I've been waiting all my life for labor-saving robots to come along and streamline my life, attending to necessary tasks like work while allowing me to become the slacker I was born to be.
It all began when I first held a Texas Instruments calculator in fourth grade. I punched a few buttons and the machine magically performed calculations that would have taken me God knows how long in kid minutes to figure out with a pencil and paper.
I turned my back on actually doing mathematics forever, because I simply could not compete. Surely it was only a matter of time before my pals and I would be fishing, climbing trees and playing pinball all day while gadgets took care of grown-up things like jobs.
Well, things didn't turn out exactly as I had planned. Now I work like most people under deadlines, racing around to cover appointments and produce, produce, produce. Even in the age of instant communication, there seems to be less and less time to perform the required tasks in a day.
How have we let this happen? Why does the search for optimum efficiency remain out of reach, like a task of Sisyphus? And what do we lose by not instead slowing down?
The demands to increase efficiency at work are necessary to reach bottom lines and beat out competition, but perhaps the panic to get things done on time is drawing us away from more important, game-changing innovations in human knowledge.
It's a great irony that bright ideas, the kind that transform human societies, often come during states of reverie and reflection, while lying in bed or taking a shower or a walk. They come any place away from the pen or keyboard, where those ideas would most readily be recorded and put to use.
Take Greek scholar Archimedes, who exclaimed "Eureka!" when he stepped into a bath and noticed that the water level rose, seeing in an instant how volumes of irregular objects could be measured, a previously intractable problem.
Of course, the reason that innovations in thought and marvelous new inventions don't always serve to reduce human suffering is because our economic systems are built upon competition, rather than cooperation.

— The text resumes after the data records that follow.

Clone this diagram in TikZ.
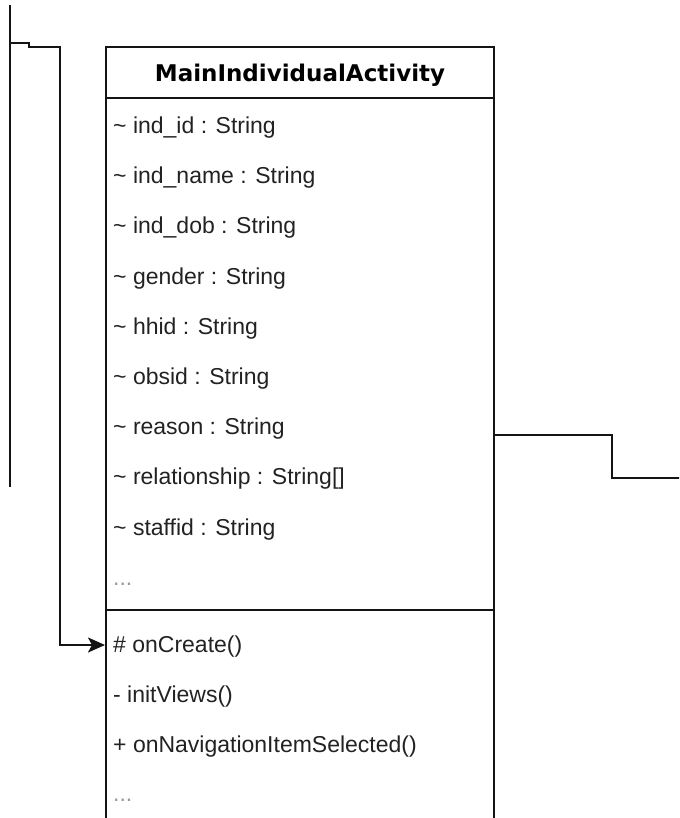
\documentclass[tikz,border=0pt]{standalone}
\usepackage{fontspec}
\setmainfont{Liberation Sans}
\newfontfamily\headfont{DejaVu Sans}
\usetikzlibrary{arrows.meta}
\definecolor{ink}{RGB}{34,34,34}
\definecolor{rule}{RGB}{20,20,20}
\tikzset{
  member/.style={anchor=base west, inner sep=0pt, text=ink, font=\fontsize{23}{23}\selectfont},
  dots/.style={member, text=gray!80},
  title/.style={anchor=base, inner sep=0pt, text=black, font=\headfont\bfseries\fontsize{23}{23}\selectfont},
  frame/.style={draw=rule, line width=2.3pt},
  wire/.style={draw=rule, line width=2.3pt},
  arrow/.style={wire, -{Stealth[length=17pt, width=15pt, inset=4pt]}}
}
\begin{document}
\begin{tikzpicture}[x=1pt, y=-1pt]
\useasboundingbox (0,0) rectangle (679,818);
\clip (0,0) rectangle (679,818);

% class box: outline, header rule and compartment rule
\coordinate (boxNW) at (106,47);
\coordinate (boxSE) at (494,840);
\draw[frame] (boxNW) rectangle (boxSE);
\draw[frame] (106,98) -- (494,98);
\draw[frame] (106,610) -- (494,610);

\node[title] (cls) at (300,81.5) {MainIndividualActivity};

% attributes
\node[member] (a1) at (113,133.5) {\textasciitilde\ ind\_id : String};
\node[member] (a2) at (113,183.7) {\textasciitilde\ ind\_name : String};
\node[member] (a3) at (113,233.9) {\textasciitilde\ ind\_dob : String};
\node[member] (a4) at (113,284.1) {\textasciitilde\ gender : String};
\node[member] (a5) at (113,334.3) {\textasciitilde\ hhid : String};
\node[member] (a6) at (113,384.5) {\textasciitilde\ obsid : String};
\node[member] (a7) at (113,434.7) {\textasciitilde\ reason : String};
\node[member] (a8) at (113,484.9) {\textasciitilde\ relationship : String[]};
\node[member] (a9) at (113,535.1) {\textasciitilde\ staffid : String};
\node[dots]   (a10) at (113,585) {...};

% operations
\node[member] (m1) at (113,652) {\# onCreate()};
\node[member] (m2) at (113,702.2) {- initViews()};
\node[member] (m3) at (113,752.4) {+ onNavigationItemSelected()};
\node[dots]   (m4) at (113,801.5) {...};

% incoming connector on the left, ending at onCreate()
\coordinate (inA) at (10,43);
\coordinate (inB) at (29,43);
\coordinate (inC) at (29,47);
\coordinate (inD) at (60,47);
\coordinate (inE) at (60,645);
\coordinate (inTip) at (105,645);
\draw[arrow] (inA) -- (inB) -- (inC) -- (inD) -- (inE) -- (inTip);

% left vertical line
\coordinate (leftTop) at (10,5);
\coordinate (leftBot) at (10,487);
\draw[wire] (leftTop) -- (leftBot);

% outgoing connector on the right
\coordinate (outA) at (494,435);
\coordinate (outB) at (612,435);
\coordinate (outC) at (612,478);
\coordinate (outD) at (685,478);
\draw[wire] (outA) -- (outB) -- (outC) -- (outD);
\end{tikzpicture}
\end{document}
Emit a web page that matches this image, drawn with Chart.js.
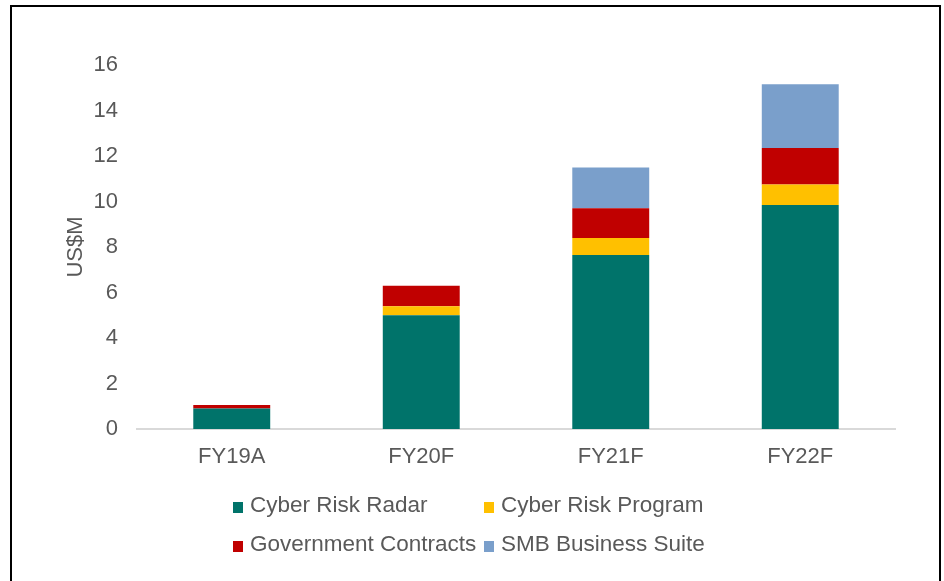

If the U.S. blinks, China or some other country will surely surpass us in economic and perhaps military superiority.
This is the kind of fear that keeps us running like hamsters to keep our jobs, and not taking the time to dream, perhaps of a better world.
Pico Iyer, writing last week a New York Times article, "The Joy of Quiet," quoted Henry David Thoreau as saying, "The man whose horse trots a mile in a minute does not carry the most important messages."
The ever-present distractions that have come along with the Information Age are another reason that we feel anxious, despite our mastery of information and communication.
Even half a century ago, Marshall McLuhan, who came closer than most to seeing what was coming, warned, "When things come at you very fast, naturally you lose touch with yourself," Iyer wrote.
McLuhan must have foreseen the deluge of new information that comes at us all day long as we stare at our little screens, the kind of information that leaves us overstimulated, but underwhelmed.
Iyer wrote that on average, people look at websites for 10 seconds or less. Catching someone by the eyeballs long enough to tell even the briefest tale, however important, has become less and less likely.
The central paradox of the machines that have made our lives so much brighter, quicker, longer and healthier is that they cannot teach us how to make the best use of them; the information revolution came without an instruction manual, wrote Iyer.